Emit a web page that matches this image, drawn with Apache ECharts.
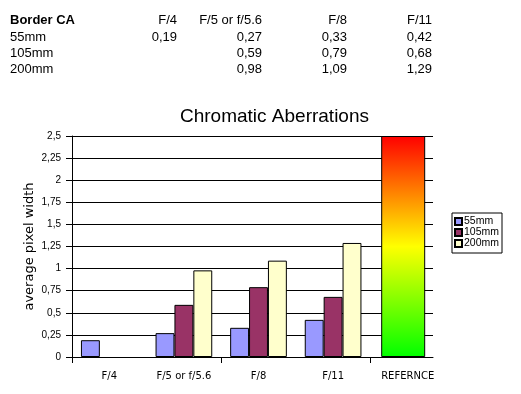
<!DOCTYPE html>
<html><head><meta charset="utf-8">
<script src="https://cdn.jsdelivr.net/npm/echarts@6/dist/echarts.min.js"></script>
<style>html,body{margin:0;padding:0;background:#fff}#c{width:521px;height:394px}</style>
</head><body><div id="c"></div>
<script>
const categories = ['F/4', 'F/5 or f/5.6', 'F/8', 'F/11', 'REFERNCE'];
const tableHeader = ['F/4', 'F/5 or f/5.6', 'F/8', 'F/11'];
const seriesNames = ['55mm', '105mm', '200mm'];
const s55 = [0.19, 0.27, 0.33, 0.42, null];
const s105 = [null, 0.59, 0.79, 0.68, null];
const s200 = [null, 0.98, 1.09, 1.29, null];
const reference = [null, null, null, null, 2.5];
const yTicks = [0, 0.25, 0.5, 0.75, 1, 1.25, 1.5, 1.75, 2, 2.25, 2.5];

const FONT = '"Liberation Sans", Arial, sans-serif';
const FONT2 = '"DejaVu Sans", sans-serif';
const fmt = v => String(v).replace('.', ',');
const fmt2 = v => v.toFixed(2).replace('.', ',');

// table graphics
const colRight = [177, 262, 347, 432];
const rowY = [20, 37, 53, 69];
const g = [];
g.push({type:'text', x:10, y:rowY[0], style:{text:'Border CA', font:'bold 13px '+FONT, fill:'#000', verticalAlign:'middle'}});
tableHeader.forEach((h,i)=>g.push({type:'text', x:colRight[i], y:rowY[0], style:{text:h, font:'13px '+FONT, fill:'#000', align:'right', verticalAlign:'middle'}}));
[s55, s105, s200].forEach((arr, r)=>{
  g.push({type:'text', x:10, y:rowY[r+1], style:{text:seriesNames[r], font:'13px '+FONT, fill:'#000', verticalAlign:'middle'}});
  arr.slice(0,4).forEach((v,i)=>{ if(v!=null) g.push({type:'text', x:colRight[i], y:rowY[r+1], style:{text:fmt2(v), font:'13px '+FONT, fill:'#000', align:'right', verticalAlign:'middle'}}); });
});

// plot geometry: category band area is 72..445, drawn frame ends at 433
const PL = 72, PR_BAND = 445, PR_FRAME = 433, W = 521;
const catW = (PR_BAND - PL) / categories.length;

const chart = echarts.init(document.getElementById('c'), null, {renderer:'canvas'});
const border = {borderColor:'#000', borderWidth:1};
chart.setOption({
  animation:false,
  backgroundColor:'#fff',
  textStyle:{fontFamily:FONT},
  title:{text:'Chromatic Aberrations', left:269.5, top:102, textAlign:'center',
    textStyle:{fontSize:19, fontWeight:'normal', color:'#000', fontFamily:FONT}},
  graphic:g,
  legend:{data:seriesNames, orient:'vertical', left:452, top:213, icon:'rect', itemWidth:7, itemHeight:7, itemGap:0,
    borderColor:'#000', borderWidth:1, borderRadius:0, padding:[3,3,4,2],
    textStyle:{fontSize:10.5, lineHeight:10, color:'#000', fontFamily:FONT, padding:[0,0,0,-3]}},
  grid:[{left:PL, right:W-PR_FRAME, top:136, bottom:37},
        {left:PL, right:W-PR_BAND, top:136, bottom:37},
        {left:PL, right:W-(PL+catW*(categories.length-1)), top:136, bottom:37}],
  xAxis:[
    {gridIndex:0, type:'value', min:0, max:1, axisLine:{show:true, onZero:true, lineStyle:{color:'#000'}},
      axisTick:{show:false}, axisLabel:{show:false}, splitLine:{show:false}},
    {gridIndex:1, type:'category', data:categories, axisLine:{show:false}, axisTick:{show:false},
      axisLabel:{fontSize:10, color:'#000', margin:14, fontFamily:FONT2}},
    {gridIndex:1, type:'category', data:categories, show:false},
    {gridIndex:2, type:'category', data:categories.slice(0, categories.length-1), axisLine:{show:false},
      axisTick:{show:true, length:6, lineStyle:{color:'#000'}}, axisLabel:{show:false}}],
  yAxis:[
    {gridIndex:0, type:'value', min:0, max:2.5, interval:0.25,
      name:'average pixel width', nameLocation:'middle', nameGap:36, nameMoveOverlap:false,
      nameTextStyle:{fontSize:13, color:'#000', fontFamily:FONT2},
      axisLine:{show:true, lineStyle:{color:'#000'}}, axisTick:{show:true, length:6, lineStyle:{color:'#000'}},
      axisLabel:{fontSize:10, color:'#000', margin:11, formatter:fmt},
      splitLine:{lineStyle:{color:'#000', width:1}}},
    {gridIndex:1, type:'value', min:0, max:2.5, interval:0.25, show:false, splitLine:{show:false}},
    {gridIndex:2, type:'value', min:0, max:2.5, interval:0.25, show:false, splitLine:{show:false}}],
  series:[
    {name:'55mm', type:'bar', xAxisIndex:1, yAxisIndex:1, data:s55, barGap:'0%', barCategoryGap:'24%', itemStyle:Object.assign({color:'#9999FF'},border)},
    {name:'105mm', type:'bar', xAxisIndex:1, yAxisIndex:1, data:s105, itemStyle:Object.assign({color:'#993366'},border)},
    {name:'200mm', type:'bar', xAxisIndex:1, yAxisIndex:1, data:s200, itemStyle:Object.assign({color:'#FFFFCC'},border)},
    {name:'Reference', type:'bar', xAxisIndex:2, yAxisIndex:1, data:reference, barWidth:44, barGap:'0%',
      itemStyle:{borderColor:'#000', borderWidth:1, color:new echarts.graphic.LinearGradient(0,0,0,1,[
        {offset:0,color:'#FF0000'},{offset:0.5,color:'#FFFF00'},{offset:1,color:'#00FF00'}])}},
    {name:'pad', type:'bar', xAxisIndex:2, yAxisIndex:1, data:[null,null,null,null,null], barWidth:9, silent:true},
    {name:'ticks', type:'bar', xAxisIndex:3, yAxisIndex:2, data:[null,null,null,null], silent:true}
  ]
});
</script></body></html>
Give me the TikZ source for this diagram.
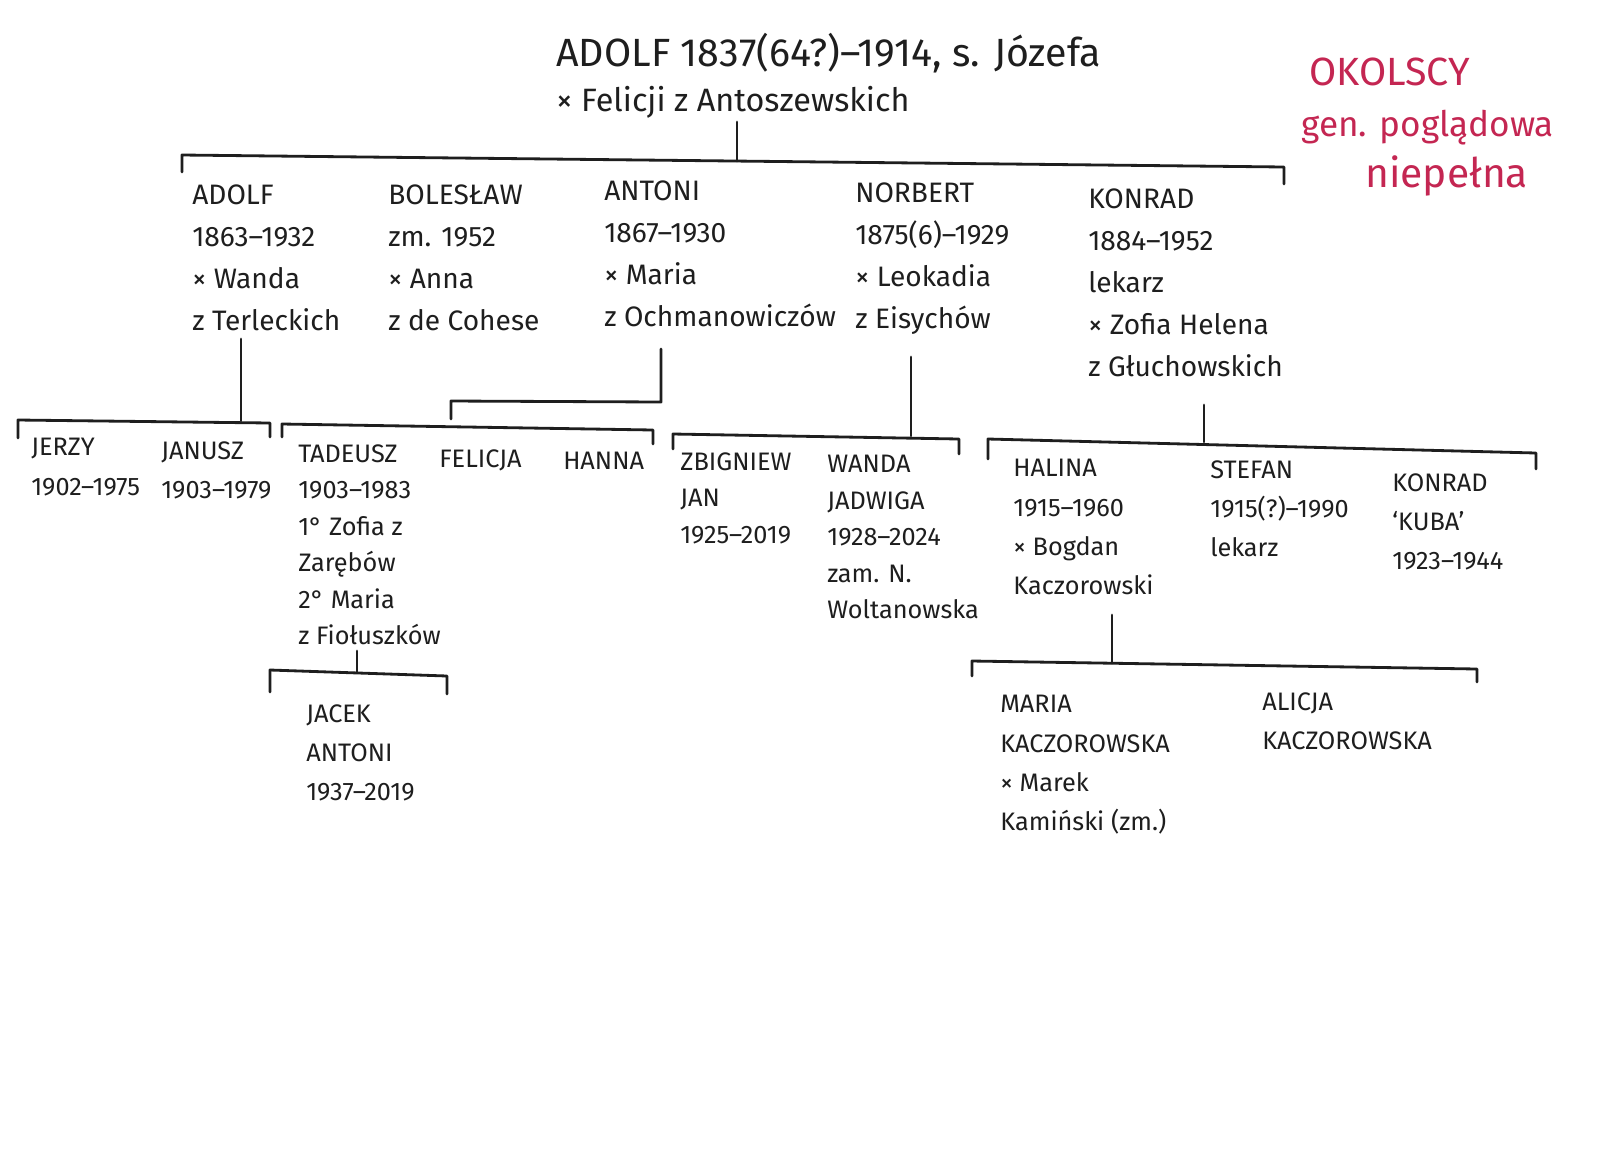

....

- PROBLEM: Drop the images and repeat the data exactly.

- THE ANSWER:
Emit a web page that matches this image, drawn with Apache ECharts.
<!DOCTYPE html>
<html><head><meta charset="utf-8">
<script src="https://cdn.jsdelivr.net/npm/echarts@6/dist/echarts.min.js"></script>
<style>html,body{margin:0;padding:0;background:#fff}#c{width:521px;height:394px}</style>
</head><body><div id="c"></div>
<script>
const categories = ['F/4', 'F/5 or f/5.6', 'F/8', 'F/11', 'REFERNCE'];
const tableHeader = ['F/4', 'F/5 or f/5.6', 'F/8', 'F/11'];
const seriesNames = ['55mm', '105mm', '200mm'];
const s55 = [0.19, 0.27, 0.33, 0.42, null];
const s105 = [null, 0.59, 0.79, 0.68, null];
const s200 = [null, 0.98, 1.09, 1.29, null];
const reference = [null, null, null, null, 2.5];
const yTicks = [0, 0.25, 0.5, 0.75, 1, 1.25, 1.5, 1.75, 2, 2.25, 2.5];

const FONT = '"Liberation Sans", Arial, sans-serif';
const FONT2 = '"DejaVu Sans", sans-serif';
const fmt = v => String(v).replace('.', ',');
const fmt2 = v => v.toFixed(2).replace('.', ',');

// table graphics
const colRight = [177, 262, 347, 432];
const rowY = [20, 37, 53, 69];
const g = [];
g.push({type:'text', x:10, y:rowY[0], style:{text:'Border CA', font:'bold 13px '+FONT, fill:'#000', verticalAlign:'middle'}});
tableHeader.forEach((h,i)=>g.push({type:'text', x:colRight[i], y:rowY[0], style:{text:h, font:'13px '+FONT, fill:'#000', align:'right', verticalAlign:'middle'}}));
[s55, s105, s200].forEach((arr, r)=>{
  g.push({type:'text', x:10, y:rowY[r+1], style:{text:seriesNames[r], font:'13px '+FONT, fill:'#000', verticalAlign:'middle'}});
  arr.slice(0,4).forEach((v,i)=>{ if(v!=null) g.push({type:'text', x:colRight[i], y:rowY[r+1], style:{text:fmt2(v), font:'13px '+FONT, fill:'#000', align:'right', verticalAlign:'middle'}}); });
});

// plot geometry: category band area is 72..445, drawn frame ends at 433
const PL = 72, PR_BAND = 445, PR_FRAME = 433, W = 521;
const catW = (PR_BAND - PL) / categories.length;

const chart = echarts.init(document.getElementById('c'), null, {renderer:'canvas'});
const border = {borderColor:'#000', borderWidth:1};
chart.setOption({
  animation:false,
  backgroundColor:'#fff',
  textStyle:{fontFamily:FONT},
  title:{text:'Chromatic Aberrations', left:269.5, top:102, textAlign:'center',
    textStyle:{fontSize:19, fontWeight:'normal', color:'#000', fontFamily:FONT}},
  graphic:g,
  legend:{data:seriesNames, orient:'vertical', left:452, top:213, icon:'rect', itemWidth:7, itemHeight:7, itemGap:0,
    borderColor:'#000', borderWidth:1, borderRadius:0, padding:[3,3,4,2],
    textStyle:{fontSize:10.5, lineHeight:10, color:'#000', fontFamily:FONT, padding:[0,0,0,-3]}},
  grid:[{left:PL, right:W-PR_FRAME, top:136, bottom:37},
        {left:PL, right:W-PR_BAND, top:136, bottom:37},
        {left:PL, right:W-(PL+catW*(categories.length-1)), top:136, bottom:37}],
  xAxis:[
    {gridIndex:0, type:'value', min:0, max:1, axisLine:{show:true, onZero:true, lineStyle:{color:'#000'}},
      axisTick:{show:false}, axisLabel:{show:false}, splitLine:{show:false}},
    {gridIndex:1, type:'category', data:categories, axisLine:{show:false}, axisTick:{show:false},
      axisLabel:{fontSize:10, color:'#000', margin:14, fontFamily:FONT2}},
    {gridIndex:1, type:'category', data:categories, show:false},
    {gridIndex:2, type:'category', data:categories.slice(0, categories.length-1), axisLine:{show:false},
      axisTick:{show:true, length:6, lineStyle:{color:'#000'}}, axisLabel:{show:false}}],
  yAxis:[
    {gridIndex:0, type:'value', min:0, max:2.5, interval:0.25,
      name:'average pixel width', nameLocation:'middle', nameGap:36, nameMoveOverlap:false,
      nameTextStyle:{fontSize:13, color:'#000', fontFamily:FONT2},
      axisLine:{show:true, lineStyle:{color:'#000'}}, axisTick:{show:true, length:6, lineStyle:{color:'#000'}},
      axisLabel:{fontSize:10, color:'#000', margin:11, formatter:fmt},
      splitLine:{lineStyle:{color:'#000', width:1}}},
    {gridIndex:1, type:'value', min:0, max:2.5, interval:0.25, show:false, splitLine:{show:false}},
    {gridIndex:2, type:'value', min:0, max:2.5, interval:0.25, show:false, splitLine:{show:false}}],
  series:[
    {name:'55mm', type:'bar', xAxisIndex:1, yAxisIndex:1, data:s55, barGap:'0%', barCategoryGap:'24%', itemStyle:Object.assign({color:'#9999FF'},border)},
    {name:'105mm', type:'bar', xAxisIndex:1, yAxisIndex:1, data:s105, itemStyle:Object.assign({color:'#993366'},border)},
    {name:'200mm', type:'bar', xAxisIndex:1, yAxisIndex:1, data:s200, itemStyle:Object.assign({color:'#FFFFCC'},border)},
    {name:'Reference', type:'bar', xAxisIndex:2, yAxisIndex:1, data:reference, barWidth:44, barGap:'0%',
      itemStyle:{borderColor:'#000', borderWidth:1, color:new echarts.graphic.LinearGradient(0,0,0,1,[
        {offset:0,color:'#FF0000'},{offset:0.5,color:'#FFFF00'},{offset:1,color:'#00FF00'}])}},
    {name:'pad', type:'bar', xAxisIndex:2, yAxisIndex:1, data:[null,null,null,null,null], barWidth:9, silent:true},
    {name:'ticks', type:'bar', xAxisIndex:3, yAxisIndex:2, data:[null,null,null,null], silent:true}
  ]
});
</script></body></html>
Give me the TikZ source for this diagram.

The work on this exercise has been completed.